Abuja – November 16, 2023 – Viewpoint Housing. Our Stand (94)-
Recent and prevailing economic circumstances in Nigeria, especially the collapse of oil price on the international market, have led to revenue losses for federal, state and local governments, thereby compelling all levels of governments to seek alternative means to revenue generation, one of the ways that the government raises money is through property taxation.
The term “property taxation” simply refers to a wide range of government levies, fees, and charges associated with the processes involved in the delivery and construction of urban housing. Some instances of taxes connected to housing include those on housing income (personal income tax on residential rent), housing wealth (land titles, capital gains, value added tax on property sales and resale, property transfers, etc.), and housing-related services.
Property taxes like, fees related to the use, ownership, or transfer of property, are potentially seen as a potential source of domestic income in many nations around the globe. With the exception of Burkina Faso and the Seychelles, practically every country in Africa has some kind of property tax.
For authorities in Abuja, The Federal Capital Territory, Taxes within the cycle of housing production and consumption were thought to be the easiest to evade, Consequently, the government placed a strong emphasis on tax production.
In developing societies, the implementation of property taxation requires careful consideration. Research on the execution of property taxes, for example, shows that political will, economic research, and administrative improvements RESULT in a boom in property sector. Ensuring that organizations and regulations work toward enhancing the effectiveness and efficiency of the property taxation system should be the aim of the of stakeholders in the housing sector.
IMPACT OF PROPERTY TAXATION ON HOUSING
Property taxes have a direct influence on the creation of housing and, indirectly, its expansion.

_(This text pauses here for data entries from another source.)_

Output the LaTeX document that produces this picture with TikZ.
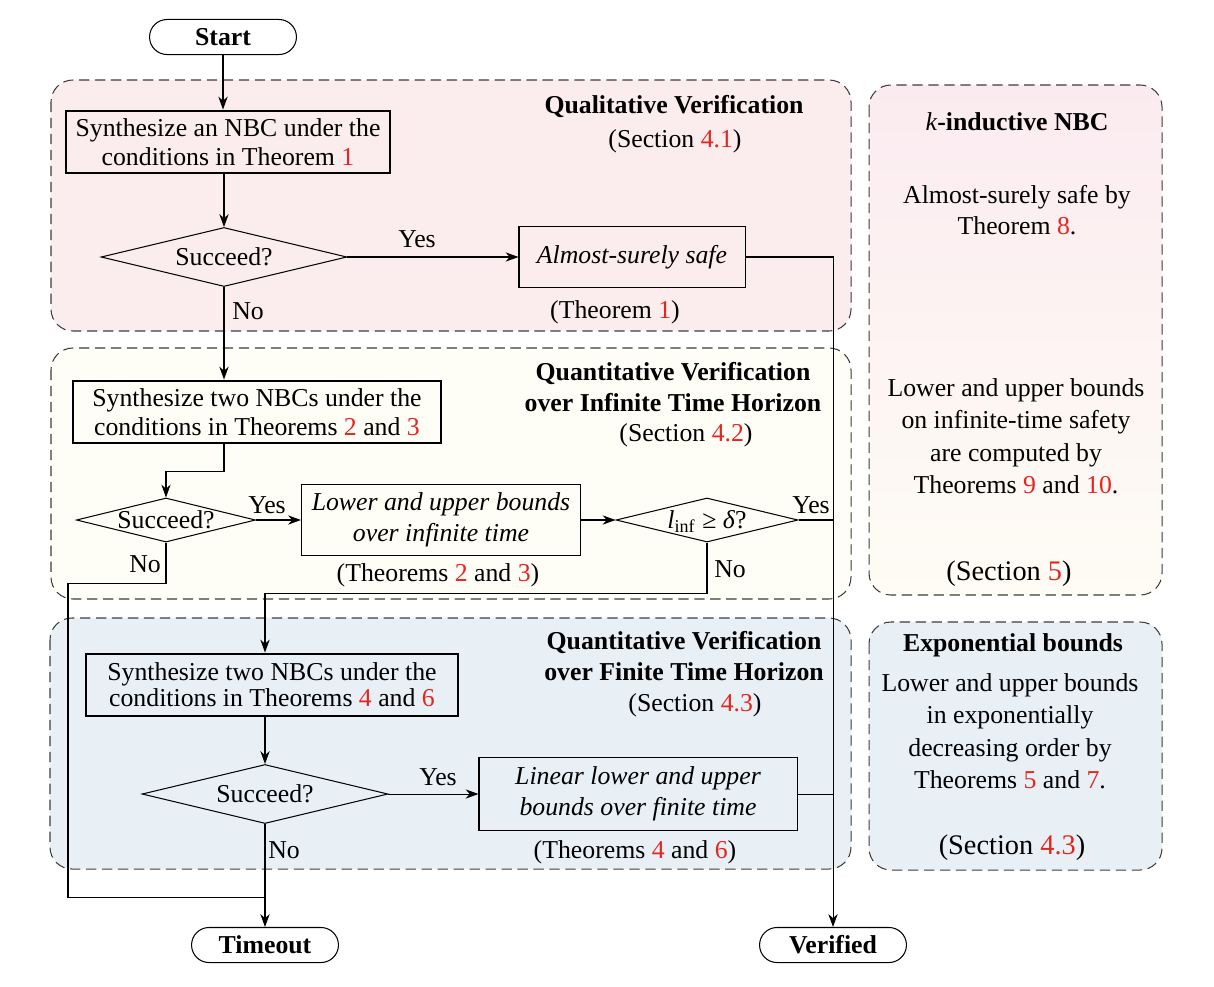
\documentclass[tikz,border=0pt]{standalone}
\usepackage{fontspec}
\setmainfont{Liberation Serif}
\usepackage{xcolor}
\usepackage{tikz}
\usetikzlibrary{shapes,arrows,positioning,calc,arrows.meta}

\definecolor{refred}{RGB}{228,38,33}
\definecolor{qualpink}{RGB}{251,236,238}
\definecolor{infyellow}{RGB}{254,253,246}
\definecolor{finblue}{RGB}{232,240,246}
\definecolor{kpink}{RGB}{251,235,240}
\definecolor{kyellow}{RGB}{254,252,245}
\definecolor{framegray}{RGB}{60,60,60}

\newcommand{\refnum}[1]{\textcolor{refred}{#1}}
\newcommand{\dtext}[1]{\raisebox{-3.3pt}[0pt][0pt]{\makebox[0pt]{#1}}}

\tikzset{
    region/.style={draw=framegray, dash pattern=on 4pt off 2.2pt, rounded corners=8.5pt},
    terminal/.style={draw, rounded corners=6.8pt, minimum width=57pt, minimum height=13.6pt, inner sep=0pt, font=\bfseries},
    synth/.style={draw, thick, align=center, minimum height=24.4pt, inner sep=2pt, font=\fontsize{10}{11.3}\selectfont},
    result/.style={draw, align=center, font=\itshape},
    decision/.style={draw, diamond, inner sep=0pt},
    title/.style={align=center, font=\bfseries},
    flow/.style={-{Stealth[length=5pt,width=3.6pt,inset=1.6pt]}},
}

\begin{document}
\begin{tikzpicture}[x=0.388pt, y=-0.388pt]
    \useasboundingbox (0,0) rectangle (1214,986);

    % Regions
    \draw[region, fill=qualpink] (51,80) rectangle (851,331);
    \draw[region, fill=infyellow] (51,348) rectangle (851,599);
    \draw[region, fill=finblue] (50,618) rectangle (851,869);
    \draw[region, top color=kpink, bottom color=kyellow] (869,85) rectangle (1162,595);
    \draw[region, fill=finblue] (869,622) rectangle (1162,870);

    % Region titles
    \node[title] (qualtitle) at (674,107) {Qualitative Verification};
    \node (qualsec) at (675,141) {(Section \refnum{4.1})};
    \node[title] (inftitle) at (673,387) {Quantitative Verification\\over Infinite Time Horizon};
    \node (infsec) at (686,435) {(Section \refnum{4.2})};
    \node[title] (fintitle) at (684,656) {Quantitative Verification\\over Finite Time Horizon};
    \node (finsec) at (695,705) {(Section \refnum{4.3})};

    % Terminals
    \node[terminal] (start) at (223,37) {Start};
    \node[terminal] (timeout) at (265,945) {Timeout};
    \node[terminal] (verified) at (833,945) {Verified};

    % Qualitative verification
    \node[synth, minimum width=126pt] (synth1) at (228,142) {Synthesize an NBC under the\\conditions in Theorem \refnum{1}};
    \node[decision, minimum width=95.4pt, minimum height=22.9pt] (succ1) at (224,257) {\dtext{Succeed?}};
    \node[result, minimum width=87.7pt, minimum height=23.3pt] (safe) at (632,257) {Almost-surely safe};
    \node (safethm) at (615,312) {(Theorem \refnum{1})};
    \node (yes1) at (417,239) {Yes};
    \node (no1) at (248,311) {No};

    % Infinite time horizon
    \node[synth, minimum width=142.8pt] (synth2) at (257,412) {Synthesize two NBCs under the\\conditions in Theorems \refnum{2} and \refnum{3}};
    \node[decision, minimum width=69.5pt, minimum height=17.1pt] (succ2) at (166,520) {\dtext{Succeed?}};
    \node[result, minimum width=108.3pt, minimum height=27.9pt] (infbox) at (441,520) {Lower and upper bounds\\over infinite time};
    \node (infthm) at (438,575) {(Theorems \refnum{2} and \refnum{3})};
    \node[decision, minimum width=70.6pt, minimum height=17.1pt] (lcheck) at (707,520) {\dtext{\textit{l}\textsubscript{inf} ≥ \textit{δ}?}};
    \node (yes2) at (267,505) {Yes};
    \node (no2) at (145,564) {No};
    \node (yes3) at (811,505) {Yes};
    \node (no3) at (730,569) {No};

    % Finite time horizon
    \node[synth, minimum width=144.3pt, font=\fontsize{10}{10.2}\selectfont] (synth3) at (272,685) {Synthesize two NBCs under the\\conditions in Theorems \refnum{4} and \refnum{6}};
    \node[decision, minimum width=95.4pt, minimum height=22.9pt] (succ3) at (265,794) {\dtext{Succeed?}};
    \node[result, minimum width=123.4pt, minimum height=28.3pt] (finbox) at (638,794) {Linear lower and upper\\bounds over finite time};
    \node (finthm) at (635,852) {(Theorems \refnum{4} and \refnum{6})};
    \node (yes4) at (438,777) {Yes};
    \node (no4) at (284,850) {No};

    % k-inductive column
    \node (ktitle) at (1017,122) {\textit{k}\textbf{-inductive NBC}};
    \node[align=center] (kqual) at (1017,210) {Almost-surely safe by\\Theorem \refnum{8}.};
    \node[align=center, font=\fontsize{10}{12.6}\selectfont] (kinf) at (1016,436) {Lower and upper bounds\\on infinite-time safety\\are computed by\\Theorems \refnum{9} and \refnum{10}.};
    \node[font=\fontsize{11}{13}\selectfont] (ksec) at (1009,574) {(Section \refnum{5})};

    % Exponential column
    \node[title] (exptitle) at (1013,645) {Exponential bounds};
    \node[align=center, font=\fontsize{10}{12.6}\selectfont] (expbody) at (1010,731) {Lower and upper bounds\\in exponentially\\decreasing order by\\Theorems \refnum{5} and \refnum{7}.};
    \node[font=\fontsize{11}{13}\selectfont] (expsec) at (1012,848) {(Section \refnum{4.3})};

    % Connectors
    \coordinate (loopL) at (68,897);
    \draw[flow] (start) -- (start |- synth1.north);
    \draw[flow] (succ1 |- synth1.south) -- (succ1);
    \draw[flow] (succ1) -- (safe);
    \draw[flow] (safe) -- (verified |- safe) -- (verified);
    \draw[flow] (succ1) -- (succ1 |- synth2.north);
    \draw[flow] (succ1 |- synth2.south) -- ++(0,27) -| (succ2);
    \draw[flow] (succ2) -- (infbox);
    \draw[flow] (infbox) -- (lcheck);
    \draw (lcheck) -- (verified |- lcheck);
    \draw[flow] (lcheck.south) -- ++(0,51) -| (succ3 |- synth3.north);
    \draw (succ2.south) -- ++(0,41) -| (loopL) -- (timeout |- loopL);
    \draw[flow] (succ3 |- synth3.south) -- (succ3);
    \draw[flow] (succ3) -- (finbox);
    \draw (finbox) -- (verified |- finbox);
    \draw[flow] (succ3) -- (timeout);
\end{tikzpicture}
\end{document}
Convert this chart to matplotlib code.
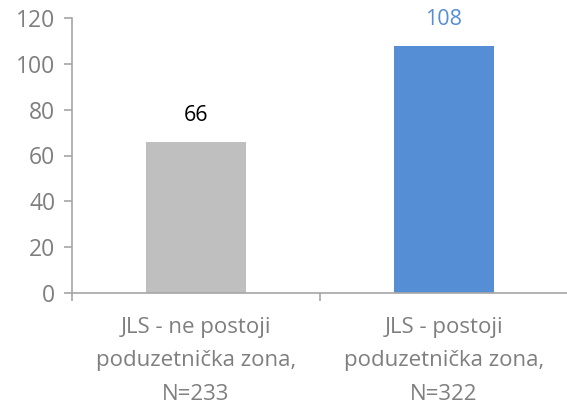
import matplotlib; matplotlib.use("Agg")
import matplotlib.pyplot as plt

categories = ["JLS - ne postoji\npoduzetnička zona,\nN=233", "JLS - postoji\npoduzetnička zona,\nN=322"]
values = [66, 108]
bar_colors = ["#BFBFBF", "#558ED5"]
label_colors = ["#000000", "#558ED5"]
yticks = [0, 20, 40, 60, 80, 100, 120]

plt.rcParams["font.family"] = ["Open Sans", "DejaVu Sans"]
fig = plt.figure(figsize=(5.67, 4.05), dpi=100)
ax = fig.add_axes([72/567, 112/405, 496/567, 275/405])
x = range(len(values))
ax.bar(x, values, width=0.403, color=bar_colors)
for xi, v, c in zip(x, values, label_colors):
    ax.annotate(str(v), (xi, v), xytext=(0, 11), textcoords="offset points",
                ha="center", va="bottom", fontsize=15.5, color=c)
ax.set_xlim(-0.5, 1.5); ax.set_ylim(0, 120)
ax.set_yticks(yticks)
ax.set_xticks([-0.5, 0.5, 1.5]); ax.set_xticklabels([])
ax.set_xticks(list(x), minor=True)
ax.set_xticklabels(categories, minor=True, fontsize=16, color="#7F7F7F", linespacing=1.8)
ax.tick_params(axis="x", which="minor", length=0, pad=17)
ax.tick_params(axis="x", which="major", length=6, color="#A6A6A6", width=1.2)
ax.tick_params(axis="y", length=6, color="#A6A6A6", width=1.2, labelsize=16.5, labelcolor="#7F7F7F", pad=6)
for s in ["top", "right"]: ax.spines[s].set_visible(False)
for s in ["left", "bottom"]:
    ax.spines[s].set_color("#A6A6A6"); ax.spines[s].set_linewidth(1.2)
fig.savefig("out.png", dpi=100)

In Nigeria, buying a house is mostly done through informal housing, potential homeowners must first get land, typically from customary owners, in order to begin the process of self-help. The land department of the local government council (LGC )will require certain paperwork for a change of ownership.
This often entails paying a fee equal to a particular percentage of the land’s purchase price. In addition, with the percentage charge, the land buyer must make certain unrecorded payments to traditional leaders, such as the head of the community, village, ward, and district, in order for the change of ownership paperwork to be stamped. Although these processes are just preliminary to a formal land title application, A significant amount of money must be also spent on the formal title application itself. All these expenses makes building a house becomes increasingly costly.
– As a result, Majority of prospective home owners would rather evade the fees and charges by building their houses on lands that are not secured by statutory titles. This can naturally impede the growth of formal housing system, that should offer the benefit of acquiring a house through mortgage.
– Secondly, even homes created through formal processes usually end up being too costly and out of reach for low-income populations. This is partially because obtaining construction licenses and land titling costs estate developers lots of money. To recover cost, developers will always add any expenses incurred on property taxes to the selling price of new houses, which automatically pushes cost beyond affordability levels.
– Thirdly, If developers and property owners are forced to pay high property taxes, they will definitely recover it by building it into the rent. This will push rents upward thereby making it difficult for low-income earners to find houses that are affordable to rent.
-Given that inflation is one of the factors that may affect the value of land, it will be necessary to equally consider the impact of inflation on the original cost of acquisition for Capital Gains Tax purposes perhaps through indexation.
There may be some merits to the proposed introduction of property tax in the FCT but the rates must be affordable and the administration must be convenient to make the new regime less cumbersome for businesses and individuals. In addition, property tax should not be considered in isolation but also from the perspective of the secondary implications that may arise as a result of the property tax.